Le geste de Merz était remarquable, car l'Allemagne avait l'habitude d'éviter les critiques excessives d'Israël, même lorsque Berlin n'était pas d'accord avec tout ce que faisait Israël.
L'Allemagne veut un Moyen-Orient stable et pacifique
Pourtant, l'intérêt de l'Allemagne est aussi d'avoir un Moyen-Orient stable et pacifique. Après tout, le pays abrite la plus grande population palestinienne d'Europe, avec 100 000 personnes.
Et l'Allemagne a longtemps été l'un des plus grands donateurs aux efforts d'aide de l'ONU dans les territoires palestiniens, seuls les États-Unis et l'Arabie saoudite donnant plus d'argent.
Sur le plan européen aujourd'hui, la position pro-israélienne de l'Allemagne a peu d'alliés : seuls l'Autriche et certains États d'Europe de l'Est prennent généralement le parti de Berlin lorsqu'il s'agit de la guerre à Gaza en particulier.
Mais lorsque l'Allemagne met tout son poids politique et économique en jeu, cela suffit à bloquer les initiatives contre Israël, au grand désespoir de la chef de la diplomatie européenne Kaja Kallas.
Interrogée le mois dernier par Shona Murray d'Euronews sur la manière dont elle convaincrait le gouvernement allemand de prendre des mesures contre Israël, Kallas a déclaré : « Si vous êtes d'accord pour dire que la situation est extrêmement grave, désastreuse et intenable, alors la question est de savoir ce que nous faisons à ce sujet. »
« Si vous ne soutenez pas ces mesures, quelles mesures pouvez-vous soutenir ? Apportez des alternatives », a ajouté Kallas.

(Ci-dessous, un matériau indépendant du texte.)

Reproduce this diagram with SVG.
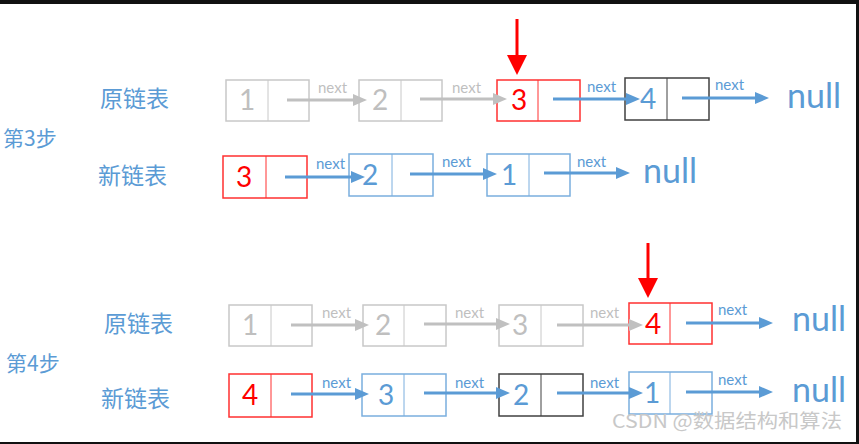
<svg xmlns="http://www.w3.org/2000/svg" width="859" height="444" viewBox="0 0 859 444">
<style>
  .box { fill: #ffffff; stroke-width: 1.5; }
  .gray { stroke: #c8c8c8; }
  .red { stroke: #ff3030; }
  .blue { stroke: #7aaede; }
  .black { stroke: #404040; }
  .dig { font-family: "Lato", "Liberation Sans", sans-serif; font-size: 28px; text-anchor: middle; }
  .tg { fill: #bfbfbf; }
  .tr { fill: #ff0000; }
  .tb { fill: #5b9bd5; }
  .nx { font-family: "Lato", "Liberation Sans", sans-serif; font-size: 15px; }
  .nul { font-family: "Lato", "Liberation Sans", sans-serif; font-size: 34px; fill: #5b9bd5; }
  .cn { font-family: "Noto Sans CJK SC", sans-serif; font-size: 23px; fill: #5b9bd5; }
  .ag { stroke: #c0c0c0; stroke-width: 3; fill: none; }
  .ab { stroke: #5b9bd5; stroke-width: 3; fill: none; }
  .ar { stroke: #ff0000; stroke-width: 3; fill: none; }
  .wm { font-family: "Noto Sans CJK SC", sans-serif; font-size: 19px; fill: #c8c8c8; }
</style>
<defs>
  <marker id="hg" markerUnits="userSpaceOnUse" markerWidth="14" markerHeight="12" refX="2" refY="6" orient="auto">
    <path d="M0,0 L14,6 L0,12 z" fill="#c0c0c0"/>
  </marker>
  <marker id="hb" markerUnits="userSpaceOnUse" markerWidth="14" markerHeight="12" refX="2" refY="6" orient="auto">
    <path d="M0,0 L14,6 L0,12 z" fill="#5b9bd5"/>
  </marker>
  <marker id="hr" markerUnits="userSpaceOnUse" markerWidth="20" markerHeight="20" refX="2" refY="10" orient="auto">
    <path d="M0,0 L20,10 L0,20 z" fill="#ff0000"/>
  </marker>
</defs>
<rect x="0" y="0" width="859" height="444" fill="#ffffff"/>
<rect x="0" y="0" width="859" height="4" fill="#111111"/>
<rect x="856" y="0" width="3" height="444" fill="#111111"/>
<rect x="0" y="442" width="859" height="2" fill="#111111"/>

<!-- labels -->
<g id="labels">
  <text class="cn" x="100" y="107">原链表</text>
  <text class="cn" x="98" y="184">新链表</text>
  <text class="cn" x="3" y="146" style="font-size:21px">第3步</text>
  <text class="cn" x="104" y="332">原链表</text>
  <text class="cn" x="6" y="371" style="font-size:21px">第4步</text>
  <text class="cn" x="101" y="407">新链表</text>
</g>

<!-- Step 3, original list -->
<g id="s3o1"><rect class="box gray" x="226" y="80" width="83" height="41"/><line class="gray" x1="268" y1="80" x2="268" y2="121"/><text class="dig tg" x="247" y="110">1</text></g>
<g id="s3o2"><rect class="box gray" x="359" y="80" width="83" height="41"/><line class="gray" x1="401" y1="80" x2="401" y2="121"/><text class="dig tg" x="380" y="110">2</text></g>
<g id="s3o3"><rect class="box red" x="497" y="80" width="83" height="41"/><line class="red" x1="538" y1="80" x2="538" y2="121"/><text class="dig tr" x="519" y="110">3</text></g>
<g id="s3o4"><rect class="box black" x="625" y="78" width="84" height="42"/><line class="black" x1="667" y1="78" x2="667" y2="120"/><text class="dig tb" x="648" y="109">4</text></g>
<g id="s3onull"><text class="nul" x="787" y="108">null</text></g>

<!-- Step 3, new list -->
<g id="s3n1"><rect class="box red" x="223" y="156" width="84" height="42"/><line class="red" x1="266" y1="156" x2="266" y2="198"/><text class="dig tr" x="244" y="187">3</text></g>
<g id="s3n2"><rect class="box blue" x="349" y="154" width="84" height="42"/><line class="blue" x1="392" y1="154" x2="392" y2="196"/><text class="dig tb" x="370" y="185">2</text></g>
<g id="s3n3"><rect class="box blue" x="487" y="154" width="83" height="42"/><line class="blue" x1="529" y1="154" x2="529" y2="196"/><text class="dig tb" x="509" y="185">1</text></g>
<g id="s3nnull"><text class="nul" x="643" y="183">null</text></g>

<!-- Step 4, original list -->
<g id="s4o1"><rect class="box gray" x="229" y="305" width="83" height="41"/><line class="gray" x1="271" y1="305" x2="271" y2="346"/><text class="dig tg" x="250" y="335">1</text></g>
<g id="s4o2"><rect class="box gray" x="363" y="305" width="83" height="41"/><line class="gray" x1="404" y1="305" x2="404" y2="346"/><text class="dig tg" x="383" y="335">2</text></g>
<g id="s4o3"><rect class="box gray" x="499" y="305" width="84" height="41"/><line class="gray" x1="541" y1="305" x2="541" y2="346"/><text class="dig tg" x="520" y="335">3</text></g>
<g id="s4o4"><rect class="box red" x="629" y="303" width="83" height="41"/><line class="red" x1="670" y1="303" x2="670" y2="344"/><text class="dig tr" x="653" y="334">4</text></g>
<g id="s4onull"><text class="nul" x="792" y="331">null</text></g>

<!-- Step 4, new list -->
<g id="s4n1"><rect class="box red" x="229" y="374" width="83" height="43"/><line class="red" x1="271" y1="374" x2="271" y2="417"/><text class="dig tr" x="250" y="405">4</text></g>
<g id="s4n2"><rect class="box blue" x="362" y="374" width="84" height="42"/><line class="blue" x1="404" y1="374" x2="404" y2="416"/><text class="dig tb" x="386" y="405">3</text></g>
<g id="s4n3"><rect class="box black" x="499" y="374" width="84" height="42"/><line class="black" x1="541" y1="374" x2="541" y2="416"/><text class="dig tb" x="521" y="405">2</text></g>
<g id="s4n4"><rect class="box blue" x="629" y="372" width="83" height="42"/><line class="blue" x1="670" y1="372" x2="670" y2="414"/><text class="dig tb" x="652" y="403">1</text></g>
<g id="s4nnull"><text class="nul" x="792" y="402">null</text></g>

<!-- connectors -->
<g id="connectors">
  <line class="ar" x1="517" y1="19" x2="517" y2="57" marker-end="url(#hr)"/>
  <line class="ar" x1="648" y1="243" x2="648" y2="280" marker-end="url(#hr)"/>

  <line class="ag" x1="287" y1="100" x2="355" y2="100" marker-end="url(#hg)"/>
  <line class="ag" x1="420" y1="99" x2="495" y2="99" marker-end="url(#hg)"/>
  <line class="ab" x1="553" y1="99" x2="628" y2="99" marker-end="url(#hb)"/>
  <line class="ab" x1="682" y1="98" x2="757" y2="98" marker-end="url(#hb)"/>

  <line class="ab" x1="285" y1="177" x2="353" y2="177" marker-end="url(#hb)"/>
  <line class="ab" x1="410" y1="174" x2="485" y2="174" marker-end="url(#hb)"/>
  <line class="ab" x1="544" y1="173" x2="618" y2="173" marker-end="url(#hb)"/>

  <line class="ag" x1="291" y1="325" x2="357" y2="325" marker-end="url(#hg)"/>
  <line class="ag" x1="424" y1="324" x2="498" y2="324" marker-end="url(#hg)"/>
  <line class="ag" x1="557" y1="325" x2="631" y2="325" marker-end="url(#hg)"/>
  <line class="ab" x1="686" y1="323" x2="761" y2="323" marker-end="url(#hb)"/>

  <line class="ab" x1="291" y1="394" x2="357" y2="394" marker-end="url(#hb)"/>
  <line class="ab" x1="424" y1="393" x2="498" y2="393" marker-end="url(#hb)"/>
  <line class="ab" x1="557" y1="393" x2="631" y2="393" marker-end="url(#hb)"/>
  <line class="ab" x1="686" y1="392" x2="761" y2="392" marker-end="url(#hb)"/>

  <text class="nx tg" x="318" y="93">next</text>
  <text class="nx tg" x="452" y="93">next</text>
  <text class="nx tb" x="587" y="92">next</text>
  <text class="nx tb" x="715" y="90">next</text>

  <text class="nx tb" x="316" y="169">next</text>
  <text class="nx tb" x="442" y="167">next</text>
  <text class="nx tb" x="577" y="167">next</text>

  <text class="nx tg" x="322" y="318">next</text>
  <text class="nx tg" x="455" y="318">next</text>
  <text class="nx tg" x="590" y="318">next</text>
  <text class="nx tb" x="718" y="315">next</text>

  <text class="nx tb" x="322" y="388">next</text>
  <text class="nx tb" x="455" y="388">next</text>
  <text class="nx tb" x="590" y="388">next</text>
  <text class="nx tb" x="718" y="385">next</text>
</g>

<text class="wm" x="612" y="428" textLength="230" lengthAdjust="spacingAndGlyphs">CSDN @数据结构和算法</text>
</svg>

Une alternative est maintenant sur la table : le plan pour Gaza du président américain Donald Trump, que le chancelier Merz a presque immédiatement soutenu.
Lors d'un appel téléphonique avec le Premier ministre israélien Benjamin Netanyahu dimanche dernier, Merz a poussé pour une conclusion rapide des négociations en Égypte.
Et Netanyahu, dans une interview avec Euronews le même jour, a loué Merz pour sa position et sa décision de ne pas reconnaître un État palestinien.
Pour de nombreux observateurs, c'était la « relation spéciale » en action.